Намеренный внеэстетизм «Нашей родины» – дайджеста, или, если угодно, комикса, истории СССР после развала – придает этому документу качество социологического исследования, обязанное имперсональной позиции режиссера, несмотря на его порой живое присутствие в кадре. Отсутствие сопричастности в подобном замысле – эффект неожиданный, колющий и странноватый. Не потому, что он выдает «безразличие» режиссера, избравшего бесстильную и несентиментальную стилистику репортажа о повзрослевших школьниках, которых «раскидала по миру война» (перестройка), с непременными фото класса, первой учительницей, спасенной (самим временем) для финала фильма и закадровым текстом ее ученика. Имперсональная точка зрения автора парадоксально свидетельствует о реальности перелома, которая документируется в скольжении по поверхности, по обрывкам искренних, пафосных или обыденных реплик и от которой всегда остается какая-то малая часть – как классная фотография из пропавшего архива. Выжившие (в этой войне, перестройке, эмиграции) вспоминают о далеком прошлом или пытаются – в соответствии с нынешним социальным, политическим, географическим положением – ответить на (вне)исторический вопрос («что такое родина?») режиссера и одноклассника. Понимая или почувствовав это, Манский не включает в «Нашу родину» ни этот вопрос своему лучшему школьному другу, ни его интервью.

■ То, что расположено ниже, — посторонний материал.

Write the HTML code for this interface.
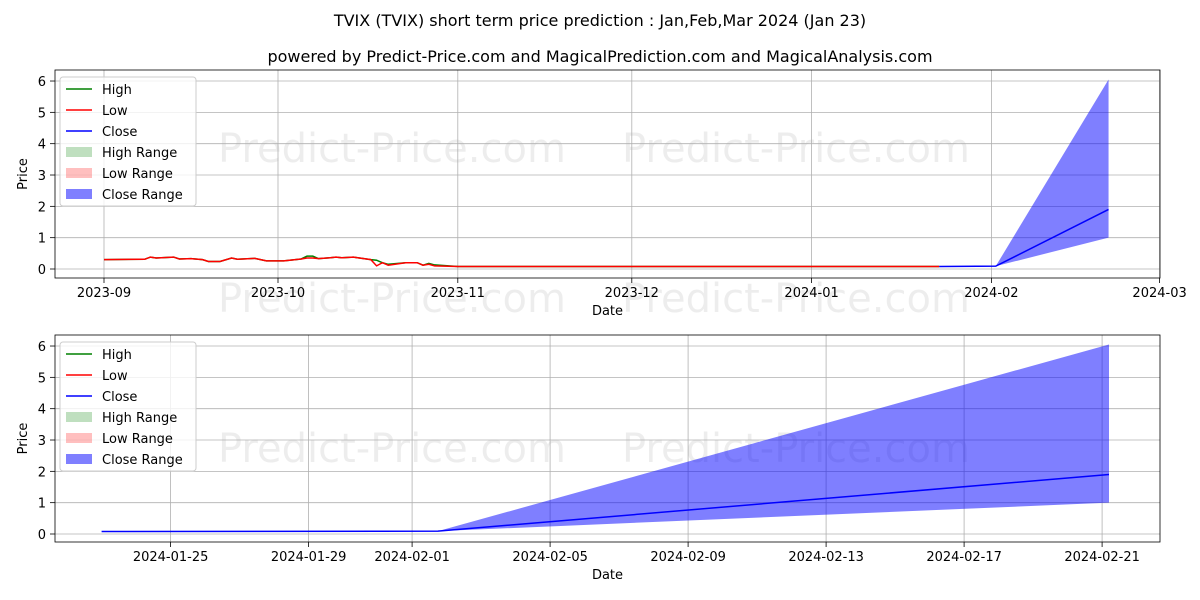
<!DOCTYPE html>
<html><head><meta charset="utf-8"><style>
body{margin:0;background:#fff}
svg{display:block;font-family:"DejaVu Sans","Liberation Sans",sans-serif}
</style></head><body>
<svg id="c" width="1200" height="600" viewBox="0 0 1200 600"></svg>
<script>
// day offsets from 2023-09-01
const histDays=[0,7,8,9,12,13,15,17,18,20,22,23,26,28,31,34,35,36,37,39,40,41,43,46,47,48,49,52,54,55,56,57,61,144];
const lowVals=[0.30,0.31,0.38,0.35,0.38,0.32,0.33,0.30,0.24,0.24,0.35,0.31,0.34,0.26,0.26,0.32,0.35,0.35,0.33,0.36,0.38,0.36,0.38,0.30,0.10,0.20,0.12,0.20,0.20,0.12,0.15,0.10,0.08,0.08];
const highVals=[0.30,0.31,0.38,0.35,0.38,0.32,0.33,0.30,0.24,0.24,0.35,0.31,0.34,0.26,0.26,0.32,0.41,0.41,0.33,0.36,0.38,0.36,0.38,0.30,0.28,0.20,0.15,0.20,0.20,0.12,0.18,0.13,0.08,0.08];
const closeDays=[144,153.75,173.2];
const closeVals=[0.08,0.09,1.9];
const closeUpper=[0.08,0.09,6.05];
const closeLower=[0.08,0.09,1.0];
const yTicks=[0,1,2,3,4,5,6];
const topTickDays=[0,30,61,91,122,153,182];
const topTickLabels=["2023-09","2023-10","2023-11","2023-12","2024-01","2024-02","2024-03"];
const botTickDays=[146,150,153,157,161,165,169,173];
const botTickLabels=["2024-01-25","2024-01-29","2024-02-01","2024-02-05","2024-02-09","2024-02-13","2024-02-17","2024-02-21"];

const svg=document.getElementById('c');const NS='http://www.w3.org/2000/svg';
function mk(t,a,p){const e=document.createElementNS(NS,t);for(const k in a)e.setAttribute(k,a[k]);(p||svg).appendChild(e);return e;}
function txt(s,a,p){const e=mk('text',a,p);e.textContent=s;return e;}
const defs=mk('defs',{});

const t1=txt('TVIX (TVIX) short term price prediction : Jan,Feb,Mar 2024 (Jan 23)',{x:600,y:26,'text-anchor':'middle','font-size':16});

const t2=txt('powered by Predict-Price.com and MagicalPrediction.com and MagicalAnalysis.com',{x:600,y:62,'text-anchor':'middle','font-size':16});


let clipN=0;
function panel(name,L,R,T,B,x,y,tickDays,tickLabels,wm,showHist){
  const g=mk('g',{});
  const cid='clip'+(clipN++);
  const cp=mk('clipPath',{id:cid},defs);mk('rect',{x:L,y:T,width:R-L,height:B-T},cp);
  wm.forEach(w=>{const e=txt('Predict-Price.com',{x:w[0],y:w[1],'font-size':40,fill:'#000','fill-opacity':0.07},g);});
  tickDays.forEach((d,i)=>{const X=x(d);
    const l=mk('line',{x1:X,x2:X,y1:T,y2:B,stroke:'#b0b0b0','stroke-width':0.8},g);
    mk('line',{x1:X,x2:X,y1:B,y2:B+5,stroke:'#000','stroke-width':0.8},g);
    const e=txt(tickLabels[i],{x:X,y:B+19,'text-anchor':'middle','font-size':13},g);});
  yTicks.forEach(v=>{const Y=y(v);
    const l=mk('line',{x1:L,x2:R,y1:Y,y2:Y,stroke:'#b0b0b0','stroke-width':0.8},g);
    mk('line',{x1:L-5,x2:L,y1:Y,y2:Y,stroke:'#000','stroke-width':0.8},g);
    const e=txt(String(v),{x:L-9,y:Y+5,'text-anchor':'end','font-size':13},g);});
  const pg=mk('g',{'clip-path':`url(#${cid})`},g);
  let d='';closeDays.forEach((dd,i)=>{d+=(i?'L':'M')+x(dd)+','+y(closeUpper[i]);});
  for(let i=closeDays.length-1;i>=0;i--)d+='L'+x(closeDays[i])+','+y(closeLower[i]);
  const a=mk('path',{d:d+'Z',fill:'#0000ff','fill-opacity':0.5,stroke:'none'},pg);
  function line(xs,ys,c,n){const pts=xs.map((dd,i)=>x(dd)+','+y(ys[i])).join(' ');const p=mk('polyline',{points:pts,fill:'none',stroke:c,'stroke-width':1.5},pg);}
  if(showHist){
    line(histDays,highVals,'#008000','high-line');
    line(histDays,lowVals,'#ff0000','low-line');
  }
  line(closeDays,closeVals,'#0000ff','close-line');
  mk('rect',{x:L,y:T,width:R-L,height:B-T,fill:'none',stroke:'#000','stroke-width':0.8},g);
  const xl=txt('Date',{x:(L+R)/2,y:B+37,'text-anchor':'middle','font-size':13},g);
  const yl=txt('Price',{x:0,y:0,'text-anchor':'middle','font-size':13,transform:`translate(27,${(T+B)/2}) rotate(-90)`},g);
  const lg=mk('g',{},g);
  mk('rect',{x:L+5,y:T+7,width:136,height:129,rx:3,fill:'#fff','fill-opacity':0.8,stroke:'#ccc'},lg);
  const items=[['High','#008000','l'],['Low','#ff0000','l'],['Close','#0000ff','l'],['High Range','#008000','r'],['Low Range','#ff0000','r'],['Close Range','#0000ff','r']];
  items.forEach((it,i)=>{const Y=T+19+i*21;
    if(it[2]=='l')mk('line',{x1:L+11,x2:L+37,y1:Y,y2:Y,stroke:it[1],'stroke-width':1.5},lg);
    else mk('rect',{x:L+11,y:Y-5,width:26,height:10,fill:it[1],'fill-opacity':it[0]=='Close Range'?0.5:0.25},lg);
    const e=txt(it[0],{x:L+47,y:Y+5,'font-size':13},lg);});
}
panel('top-panel',55,1160,70,278,d=>104+d*5.80,v=>269-v*31.33,topTickDays,topTickLabels,[[218,162],[622,162],[218,312],[622,312]],true);
panel('bottom-panel',55,1160,335,542,d=>101.6+(d-144)*34.5,v=>534-v*31.33,botTickDays,botTickLabels,[[218,462],[622,462]],false);
</script>
</body></html>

Расторгуев в одном из своих учебных фильмов снимал, как строители разрушают дом. Медленно, по кирпичику, с перекуром. Наконец, когда стена пала, появился титр: «Родина», символическое название ростовского кинотеатра, уничтоженного в 90‐е для того, чтобы на этом месте возвести что-то более доходное. Конкретное место/время отсылало к образу «среды», но и к распаду (кино)образов «нашей родины» тоже.